Escritor

España --que fue las Españas, lo decían las monedas, Hispaniarum Rex, rey de las Españas-- era un gran imperio cuya lenta e infecunda agonía culminó en París, con el Tratado de Versalles, en noviembre de 1898. La puntilla nos la dio precisamente Estados Unidos, hoy la gran potencia imperial, de nuevo cuño. Gustase más o menos aquel gran imperio, el mayor daño que nos dejó fue su absoluta identificación con la Iglesia católica, y la tremenda cerrazón de ideas y costumbres a que nos sometió tal identificación, haciéndonos pasar de la vanguardia a la casi total retaguardia de Europa.

Cierto que el modelo de la monarquía hispánica, la España imperial o tradicional está indudablemente periclitado, aunque de él debiéramos aprender bastantes cosas.
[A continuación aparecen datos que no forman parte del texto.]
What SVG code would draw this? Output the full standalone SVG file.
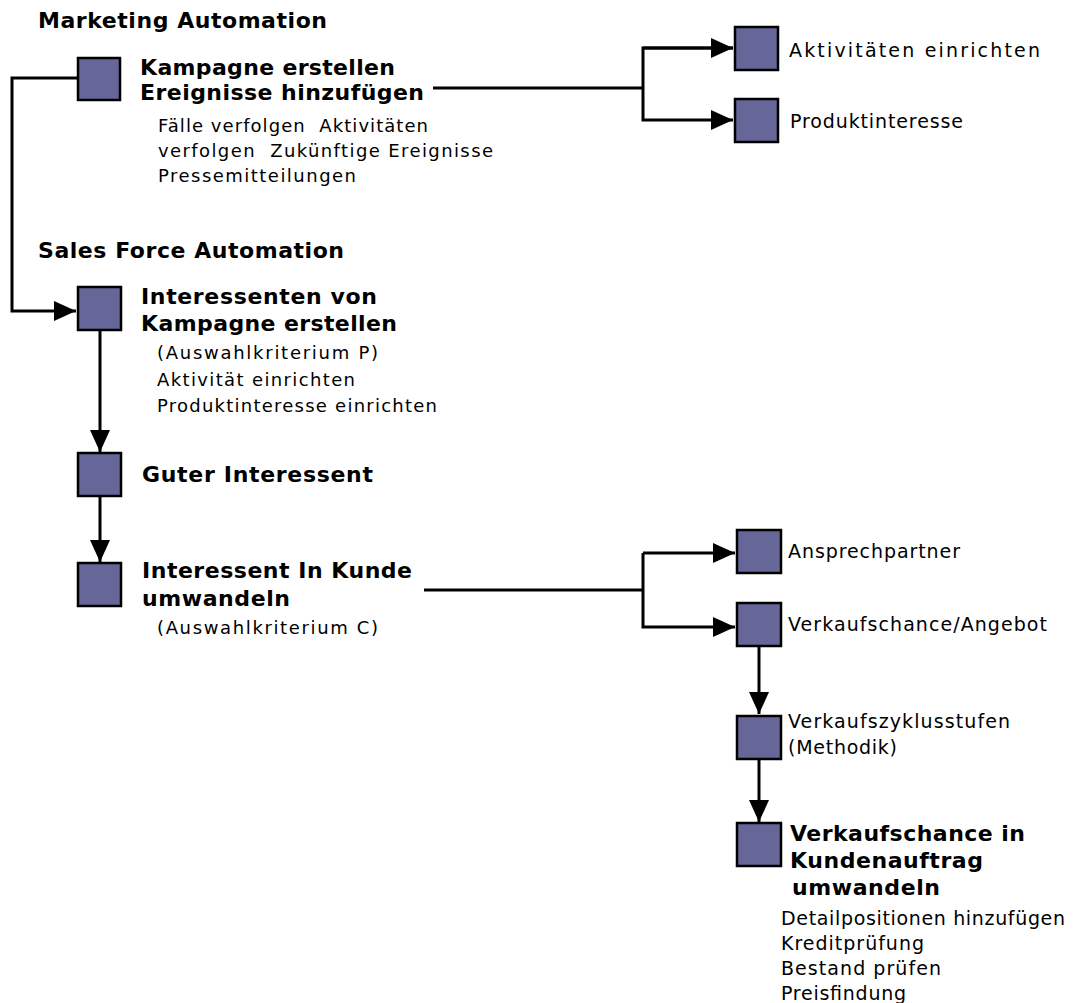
<svg xmlns="http://www.w3.org/2000/svg" width="1076" height="1003" viewBox="0 0 1076 1003">
<style>
text{font-family:"DejaVu Sans","Liberation Sans",sans-serif;fill:#000}
.h{font-weight:bold;font-size:22px}
.b{font-weight:bold;font-size:22px}
.s{font-size:18px}
.l{font-size:19px}
.box{fill:#666699;stroke:#000;stroke-width:2.5}
.c{fill:none;stroke:#000;stroke-width:3}
</style>
<defs>
<marker id="ah" markerUnits="userSpaceOnUse" markerWidth="22" markerHeight="20" refX="22" refY="10" orient="auto">
<path d="M0,0 L22,10 L0,20 Z" fill="#000"/>
</marker>
</defs>
<rect width="1076" height="1003" fill="#fff"/>
<text class="h" x="38" y="28" textLength="289">Marketing Automation</text>
<text class="h" x="38" y="258" textLength="306">Sales Force Automation</text>

<g id="connectors">
<polyline class="c" points="78,78 12,78 12,311 76,311" marker-end="url(#ah)"/>
<line class="c" x1="433" y1="88" x2="643" y2="88"/>
<polyline class="c" points="733,48 643,48 643,120 733,120" marker-end="url(#ah)"/>
<line class="c" x1="643" y1="48" x2="733" y2="48" marker-end="url(#ah)"/>
<line class="c" x1="100" y1="331" x2="100" y2="452" marker-end="url(#ah)"/>
<line class="c" x1="100" y1="497" x2="100" y2="562" marker-end="url(#ah)"/>
<line class="c" x1="424" y1="590" x2="643" y2="590"/>
<polyline class="c" points="643,553 643,627 735,627" marker-end="url(#ah)"/>
<line class="c" x1="643" y1="553" x2="735" y2="553" marker-end="url(#ah)"/>
<line class="c" x1="759" y1="647" x2="759" y2="714" marker-end="url(#ah)"/>
<line class="c" x1="759" y1="760" x2="759" y2="822" marker-end="url(#ah)"/>
</g>

<g id="n-kampagne">
<rect class="box" x="78" y="58" width="42" height="42"/>
<text class="b" x="140" y="75" textLength="255">Kampagne erstellen</text>
<text class="b" x="140" y="100" textLength="284">Ereignisse hinzufügen</text>
<text class="s" x="158" y="132" textLength="270" xml:space="preserve">Fälle verfolgen  Aktivitäten</text>
<text class="s" x="158" y="157" textLength="335" xml:space="preserve">verfolgen  Zukünftige Ereignisse</text>
<text class="s" x="158" y="182" textLength="198">Pressemitteilungen</text>
</g>
<g id="n-aktivitaeten">
<rect class="box" x="735" y="27" width="43" height="43"/>
<text class="l" x="789" y="57" textLength="251">Aktivitäten einrichten</text>
</g>
<g id="n-produktinteresse">
<rect class="box" x="735" y="99" width="43" height="43"/>
<text class="l" x="790" y="128" textLength="173">Produktinteresse</text>
</g>
<g id="n-interessenten">
<rect class="box" x="78" y="287" width="43" height="43"/>
<text class="b" x="141" y="304" textLength="236">Interessenten von</text>
<text class="b" x="141" y="331" textLength="256">Kampagne erstellen</text>
<text class="s" x="157" y="359" textLength="221">(Auswahlkriterium P)</text>
<text class="s" x="157" y="386" textLength="198">Aktivität einrichten</text>
<text class="s" x="157" y="412" textLength="280">Produktinteresse einrichten</text>
</g>
<g id="n-guter">
<rect class="box" x="78" y="453" width="43" height="43"/>
<text class="b" x="142" y="482" textLength="231">Guter Interessent</text>
</g>
<g id="n-umwandeln">
<rect class="box" x="78" y="563" width="43" height="43"/>
<text class="b" x="142" y="578" textLength="270">Interessent In Kunde</text>
<text class="b" x="142" y="606" textLength="148">umwandeln</text>
<text class="s" x="157" y="634" textLength="221">(Auswahlkriterium C)</text>
</g>
<g id="n-ansprechpartner">
<rect class="box" x="737" y="530" width="44" height="43"/>
<text class="l" x="788" y="558" textLength="172">Ansprechpartner</text>
</g>
<g id="n-verkaufschance">
<rect class="box" x="737" y="603" width="44" height="43"/>
<text class="l" x="788" y="631" textLength="259">Verkaufschance/Angebot</text>
</g>
<g id="n-zyklus">
<rect class="box" x="737" y="716" width="44" height="43"/>
<text class="l" x="788" y="728" textLength="222">Verkaufszyklusstufen</text>
<text class="l" x="788" y="754" textLength="109">(Methodik)</text>
</g>
<g id="n-auftrag">
<rect class="box" x="737" y="823" width="44" height="43"/>
<text class="b" x="790" y="841" textLength="235">Verkaufschance in</text>
<text class="b" x="790" y="868" textLength="193">Kundenauftrag</text>
<text class="b" x="792" y="895" textLength="148">umwandeln</text>
<text class="l" x="781" y="925" textLength="284">Detailpositionen hinzufügen</text>
<text class="l" x="781" y="950" textLength="143">Kreditprüfung</text>
<text class="l" x="781" y="975" textLength="160">Bestand prüfen</text>
<text class="l" x="781" y="1000" textLength="125">Preisfindung</text>
</g>
</svg>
Lo triste es que, tras aquella caída (que indudablemente propició el auge de los nacionalismos internos, pues, ¿quién deseaba ser ciudadano de un país de tercera?) no hemos vuelto a encontrar un nuevo modelo global de patria o de Estado... El franquismo cuenta entre sus peores daños el de haber querido reinstaurar --imposiblemente-- el perdido imperio, haciéndolo contra casi todos.

¿Y el llamado Estado de las autonomías, con la ahora festejada Constitución de 1978? No fue mal logro; pero pocos, muy pocos políticos --a mi saber-- han tirado de ese carro, sea con buena voluntad o con acierto. Me explico.

Los nacionalistas --singularmente los vascos, y ahora lo vemos-- nunca tuvieron buena voluntad hacia tal proyecto, pues nunca fue el suyo, aunque disimularon cuando les convino. Desde el punto de vista de los dirigentes nacionalistas la explicación --que ellos, a ratos, también han procurado opacar-- no es difícil. Crecieron, se formaron y lucharon contra la España de Franco. Consciente o subconscientemente (Arzalluz lo ha explicitado, con cierta torpeza en hombre listo, a menudo), para ellos España sigue siendo sinónimo de franquismo. Arzalluz, en menor o más moderada medida Pujol y otros, han odiado a España, y a veces lo siguen haciendo. Muchos, muchísimos odiamos a la España de Franco.

Pero, ¿no sería hora de pasar esa página, aunque como vemos las páginas de la historia se pasan más arduamente de lo que suponemos? ¿Cómo creer en la buena voluntad estatal de los nacionalistas, cuando es tan fácil percibir ese odio? Claro que otros --como dije-- no han sabido empujar el carro. Tras la proclamación del Estado de las autonomías, y por tanto de una España plural (que con buena voluntad --miro a Maragall-- muy bien aceptaría ser federal) debió crearse un nuevo patriotismo español, un patriotismo de diversidad y pluralidad (Espriu es tan español como Machado) que el PSOE no bosquejó mal del todo, pero que el Partido Popular, y en especial la prepotencia de Aznar --¡la de errores que van quedando en el debe del nefasto políticamente Aznar!-- han tirado por la borda.

Buscando un patriotismo de una sola cuerda, o plural sólo de cara a la galería, Aznar ha hecho verdaderos regalos a ese otro nacionalismo que detesta. ¿Por qué hay que cantar Els segadors antes de un partido de fútbol? A mí esos gestos me parecen tristes, porque lo es todo, cualquier patriotismo desenfrenado. ¿Era contra Aznar? ¿Era contra España? Y siendo así, ¿contra cuál de ellas? Porque es el viejo y fértil concepto de las Españas --una España potente y plural-- el que hoy se diría que nos hace falta y aún urge. Y no es malo recordar que no se es español, norteamericano, vasco o catalán por estar todo el día con el himno puesto y agitando banderas. Está claro que necesitamos novedad, tranquilidad y voluntad abierta y buena.

Ningún tipo ya de nacionalismo antiguo: ni el de la España rancia ni el del odio de Sabino Arana. Otra cosa. Pasar la página, a fin de cuentas.